**EXERCISE OBJECTIVE:** Your job is to retype all of the data word for word, leaving every image out.
>>>
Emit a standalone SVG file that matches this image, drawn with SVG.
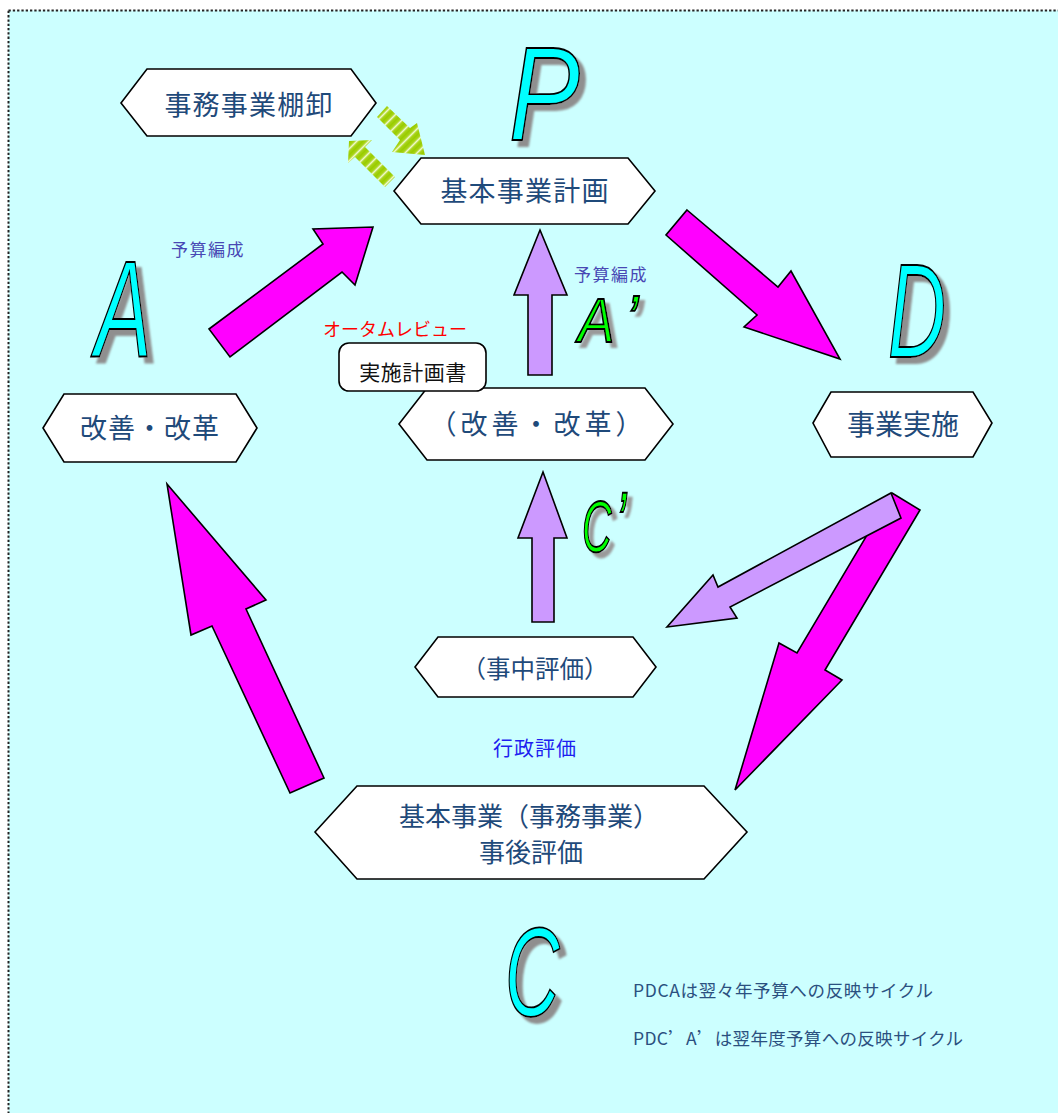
<svg xmlns="http://www.w3.org/2000/svg" width="1058" height="1113" viewBox="0 0 1058 1113">
<style>
.hex{fill:#fff;stroke:#000;stroke-width:1.6}
.lbl{font-family:"Noto Sans CJK JP","Liberation Sans",sans-serif;fill:#1F4A7A;text-anchor:middle}
.small{font-family:"Noto Sans CJK JP","Liberation Sans",sans-serif}
.pink{fill:#FF00FF;stroke:#000;stroke-width:1.6;stroke-linejoin:miter}
.lav{fill:#CC99FF;stroke:#000;stroke-width:1.6;stroke-linejoin:miter}
.big{font-family:"Liberation Sans",Arial,sans-serif;font-style:italic;fill:#00FFFF;stroke:#000;stroke-width:1.8}
.bigg{font-family:"Liberation Sans",Arial,sans-serif;font-style:italic;fill:#00FF00;stroke:#000;stroke-width:1.8}
.stripe{fill:url(#stripes)}
.fw{font-feature-settings:"fwid"}
</style>
<defs>
<linearGradient id="stripes" gradientUnits="userSpaceOnUse" x1="0" y1="0" x2="6" y2="6" spreadMethod="repeat">
<stop offset="0" stop-color="#99CC00"/>
<stop offset="0.3" stop-color="#A8D41A"/>
<stop offset="0.5" stop-color="#EEF8C8"/>
<stop offset="0.7" stop-color="#A8D41A"/>
<stop offset="1" stop-color="#99CC00"/>
</linearGradient>
<filter id="ds" x="-20%" y="-20%" width="150%" height="150%">
<feGaussianBlur in="SourceAlpha" stdDeviation="1.3" result="b"/>
<feOffset in="b" dx="6" dy="6" result="o"/>
<feFlood flood-color="#8f8f8f"/>
<feComposite in2="o" operator="in" result="s"/>
<feMerge><feMergeNode in="s"/><feMergeNode in="SourceGraphic"/></feMerge>
</filter>
<filter id="ds2" x="-20%" y="-20%" width="150%" height="150%">
<feGaussianBlur in="SourceAlpha" stdDeviation="1.2" result="b"/>
<feOffset in="b" dx="5" dy="5" result="o"/>
<feFlood flood-color="#9a9a9a"/>
<feComposite in2="o" operator="in" result="s"/>
<feMerge><feMergeNode in="s"/><feMergeNode in="SourceGraphic"/></feMerge>
</filter>
</defs>

<rect x="0" y="0" width="1058" height="1113" fill="#fff"/>
<rect x="8.5" y="10.5" width="1070" height="1120" fill="#CCFFFF" stroke="#222" stroke-width="2" stroke-dasharray="2.3 2"/>

<g id="connectors">
<polygon class="pink" points="209,329 323,244 313,229 373,227 355,285 342,272 230,357"/>
<polygon class="pink" points="687,210 778,287 791,271 840,359 744,327 757,315 666,235"/>
<polygon class="lav" points="540,230 567,295 552,295 552,375 528,375 528,295 514,295"/>
<polygon class="lav" points="543,472 567,538 554,538 554,622 532,622 532,538 518,538"/>
<polygon class="pink" points="892,493 920,510 825,670 842,680 735,790 779,643 797,653"/>
<polygon class="lav" points="891,493 901,518 730,607 737,618 667,627 713,575 718,587"/>
<polygon class="pink" points="167,484 266,600 246,609 324,778 290,793 212,626 191,635"/>
<polygon class="stripe" points="377,117 387,106 410,128 417,123 425,155 392,152 400,140"/>
<polygon class="stripe" points="349,141 372,140 365,147 395,177 385,187 355,157 348,163"/>
</g>

<g id="node-tanaoroshi">
<polygon class="hex" points="121,103 147,69 351,69 376,103 351,136 147,136"/>
<text class="lbl" x="249" y="115" font-size="27" letter-spacing="1.2">事務事業棚卸</text>
</g>
<g id="node-plan">
<polygon class="hex" points="394,191 421,158 628,158 655,191 628,224 421,224"/>
<text class="lbl" x="525" y="201" font-size="27" letter-spacing="1.2">基本事業計画</text>
</g>
<g id="node-kaizen">
<polygon class="hex" points="43,428 64,394 236,394 257,428 236,462 64,462"/>
<text class="lbl" x="150" y="438" font-size="27" letter-spacing="1">改善・改革</text>
</g>
<g id="node-kaizen2">
<polygon class="hex" points="399,424 427,388 645,388 673,424 645,460 427,460"/>
<text class="lbl" x="538" y="434" font-size="27" letter-spacing="4">（改善・改革）</text>
</g>
<g id="node-jisshi">
<polygon class="hex" points="813,423 831,392 973,392 992,423 973,457 831,457"/>
<text class="lbl" x="903" y="435" font-size="28">事業実施</text>
</g>
<g id="node-jichu">
<polygon class="hex" points="415,667 438,637 633,637 656,667 633,697 438,697"/>
<text class="lbl" x="535" y="678" font-size="24.5">（事中評価）</text>
</g>
<g id="node-jigo">
<polygon class="hex" points="315,832 357,786 704,786 747,832 704,879 357,879"/>
<text class="lbl" x="529" y="826" font-size="26">基本事業（事務事業）</text>
<text class="lbl" x="531" y="862" font-size="26">事後評価</text>
</g>
<g id="node-keikakusho">
<rect x="339" y="343" width="147" height="48" rx="10" ry="10" fill="#fff" stroke="#000" stroke-width="1.6"/>
<text class="small" x="413" y="380" font-size="21" letter-spacing="0.5" text-anchor="middle" fill="#111">実施計画書</text>
</g>

<g id="labels">
<text class="small" x="208" y="256" font-size="17" letter-spacing="1.5" text-anchor="middle" fill="#4848B4">予算編成</text>
<text class="small" x="611" y="281" font-size="17" letter-spacing="1.5" text-anchor="middle" fill="#4848B4">予算編成</text>
<text class="small" x="395" y="336" font-size="18" text-anchor="middle" fill="#FF0000">オータムレビュー</text>
<text class="small" x="535" y="756" font-size="20" letter-spacing="1" text-anchor="middle" fill="#1E1EF0">行政評価</text>
<text class="small" x="633" y="997" font-size="17.5" textLength="300" fill="#2B5080">PDCAは翌々年予算への反映サイクル</text>
<text class="small" x="633" y="1045" font-size="17.5" textLength="330" fill="#2B5080">PDC<tspan class="fw">’</tspan>A<tspan class="fw">’</tspan>は翌年度予算への反映サイクル</text>
</g>

<g id="letter-P" filter="url(#ds)"><text class="big" font-size="133" transform="translate(509,140) scale(0.8,1)">P</text></g>
<g id="letter-A" filter="url(#ds)"><text class="big" font-size="137" transform="translate(95,357) scale(0.62,1)">A</text></g>
<g id="letter-D" filter="url(#ds)"><text class="big" font-size="134" transform="translate(888,357) scale(0.6,1)">D</text></g>
<g id="letter-C" filter="url(#ds)"><text class="big" font-size="126" transform="translate(505,1016) scale(0.6,1)">C</text></g>
<g id="letter-A2" filter="url(#ds2)"><text class="bigg" font-size="63" transform="translate(578,342) scale(0.87,1)">A<tspan font-size="66" dx="13">’</tspan></text></g>
<g id="letter-C2" filter="url(#ds2)"><text class="bigg" font-size="72" transform="translate(582,552) scale(0.57,1)">C<tspan font-size="85" dx="7">’</tspan></text></g>
</svg>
<<<
**RESULT BELOW:**
Emit a standalone SVG file that matches this image, drawn with SVG.
<svg xmlns="http://www.w3.org/2000/svg" width="1058" height="1113" viewBox="0 0 1058 1113">
<style>
.hex{fill:#fff;stroke:#000;stroke-width:1.6}
.lbl{font-family:"Noto Sans CJK JP","Liberation Sans",sans-serif;fill:#1F4A7A;text-anchor:middle}
.small{font-family:"Noto Sans CJK JP","Liberation Sans",sans-serif}
.pink{fill:#FF00FF;stroke:#000;stroke-width:1.6;stroke-linejoin:miter}
.lav{fill:#CC99FF;stroke:#000;stroke-width:1.6;stroke-linejoin:miter}
.big{font-family:"Liberation Sans",Arial,sans-serif;font-style:italic;fill:#00FFFF;stroke:#000;stroke-width:1.8}
.bigg{font-family:"Liberation Sans",Arial,sans-serif;font-style:italic;fill:#00FF00;stroke:#000;stroke-width:1.8}
.stripe{fill:url(#stripes)}
.fw{font-feature-settings:"fwid"}
</style>
<defs>
<linearGradient id="stripes" gradientUnits="userSpaceOnUse" x1="0" y1="0" x2="6" y2="6" spreadMethod="repeat">
<stop offset="0" stop-color="#99CC00"/>
<stop offset="0.3" stop-color="#A8D41A"/>
<stop offset="0.5" stop-color="#EEF8C8"/>
<stop offset="0.7" stop-color="#A8D41A"/>
<stop offset="1" stop-color="#99CC00"/>
</linearGradient>
<filter id="ds" x="-20%" y="-20%" width="150%" height="150%">
<feGaussianBlur in="SourceAlpha" stdDeviation="1.3" result="b"/>
<feOffset in="b" dx="6" dy="6" result="o"/>
<feFlood flood-color="#8f8f8f"/>
<feComposite in2="o" operator="in" result="s"/>
<feMerge><feMergeNode in="s"/><feMergeNode in="SourceGraphic"/></feMerge>
</filter>
<filter id="ds2" x="-20%" y="-20%" width="150%" height="150%">
<feGaussianBlur in="SourceAlpha" stdDeviation="1.2" result="b"/>
<feOffset in="b" dx="5" dy="5" result="o"/>
<feFlood flood-color="#9a9a9a"/>
<feComposite in2="o" operator="in" result="s"/>
<feMerge><feMergeNode in="s"/><feMergeNode in="SourceGraphic"/></feMerge>
</filter>
</defs>

<rect x="0" y="0" width="1058" height="1113" fill="#fff"/>
<rect x="8.5" y="10.5" width="1070" height="1120" fill="#CCFFFF" stroke="#222" stroke-width="2" stroke-dasharray="2.3 2"/>

<g id="connectors">
<polygon class="pink" points="209,329 323,244 313,229 373,227 355,285 342,272 230,357"/>
<polygon class="pink" points="687,210 778,287 791,271 840,359 744,327 757,315 666,235"/>
<polygon class="lav" points="540,230 567,295 552,295 552,375 528,375 528,295 514,295"/>
<polygon class="lav" points="543,472 567,538 554,538 554,622 532,622 532,538 518,538"/>
<polygon class="pink" points="892,493 920,510 825,670 842,680 735,790 779,643 797,653"/>
<polygon class="lav" points="891,493 901,518 730,607 737,618 667,627 713,575 718,587"/>
<polygon class="pink" points="167,484 266,600 246,609 324,778 290,793 212,626 191,635"/>
<polygon class="stripe" points="377,117 387,106 410,128 417,123 425,155 392,152 400,140"/>
<polygon class="stripe" points="349,141 372,140 365,147 395,177 385,187 355,157 348,163"/>
</g>

<g id="node-tanaoroshi">
<polygon class="hex" points="121,103 147,69 351,69 376,103 351,136 147,136"/>
<text class="lbl" x="249" y="115" font-size="27" letter-spacing="1.2">事務事業棚卸</text>
</g>
<g id="node-plan">
<polygon class="hex" points="394,191 421,158 628,158 655,191 628,224 421,224"/>
<text class="lbl" x="525" y="201" font-size="27" letter-spacing="1.2">基本事業計画</text>
</g>
<g id="node-kaizen">
<polygon class="hex" points="43,428 64,394 236,394 257,428 236,462 64,462"/>
<text class="lbl" x="150" y="438" font-size="27" letter-spacing="1">改善・改革</text>
</g>
<g id="node-kaizen2">
<polygon class="hex" points="399,424 427,388 645,388 673,424 645,460 427,460"/>
<text class="lbl" x="538" y="434" font-size="27" letter-spacing="4">（改善・改革）</text>
</g>
<g id="node-jisshi">
<polygon class="hex" points="813,423 831,392 973,392 992,423 973,457 831,457"/>
<text class="lbl" x="903" y="435" font-size="28">事業実施</text>
</g>
<g id="node-jichu">
<polygon class="hex" points="415,667 438,637 633,637 656,667 633,697 438,697"/>
<text class="lbl" x="535" y="678" font-size="24.5">（事中評価）</text>
</g>
<g id="node-jigo">
<polygon class="hex" points="315,832 357,786 704,786 747,832 704,879 357,879"/>
<text class="lbl" x="529" y="826" font-size="26">基本事業（事務事業）</text>
<text class="lbl" x="531" y="862" font-size="26">事後評価</text>
</g>
<g id="node-keikakusho">
<rect x="339" y="343" width="147" height="48" rx="10" ry="10" fill="#fff" stroke="#000" stroke-width="1.6"/>
<text class="small" x="413" y="380" font-size="21" letter-spacing="0.5" text-anchor="middle" fill="#111">実施計画書</text>
</g>

<g id="labels">
<text class="small" x="208" y="256" font-size="17" letter-spacing="1.5" text-anchor="middle" fill="#4848B4">予算編成</text>
<text class="small" x="611" y="281" font-size="17" letter-spacing="1.5" text-anchor="middle" fill="#4848B4">予算編成</text>
<text class="small" x="395" y="336" font-size="18" text-anchor="middle" fill="#FF0000">オータムレビュー</text>
<text class="small" x="535" y="756" font-size="20" letter-spacing="1" text-anchor="middle" fill="#1E1EF0">行政評価</text>
<text class="small" x="633" y="997" font-size="17.5" textLength="300" fill="#2B5080">PDCAは翌々年予算への反映サイクル</text>
<text class="small" x="633" y="1045" font-size="17.5" textLength="330" fill="#2B5080">PDC<tspan class="fw">’</tspan>A<tspan class="fw">’</tspan>は翌年度予算への反映サイクル</text>
</g>

<g id="letter-P" filter="url(#ds)"><text class="big" font-size="133" transform="translate(509,140) scale(0.8,1)">P</text></g>
<g id="letter-A" filter="url(#ds)"><text class="big" font-size="137" transform="translate(95,357) scale(0.62,1)">A</text></g>
<g id="letter-D" filter="url(#ds)"><text class="big" font-size="134" transform="translate(888,357) scale(0.6,1)">D</text></g>
<g id="letter-C" filter="url(#ds)"><text class="big" font-size="126" transform="translate(505,1016) scale(0.6,1)">C</text></g>
<g id="letter-A2" filter="url(#ds2)"><text class="bigg" font-size="63" transform="translate(578,342) scale(0.87,1)">A<tspan font-size="66" dx="13">’</tspan></text></g>
<g id="letter-C2" filter="url(#ds2)"><text class="bigg" font-size="72" transform="translate(582,552) scale(0.57,1)">C<tspan font-size="85" dx="7">’</tspan></text></g>
</svg>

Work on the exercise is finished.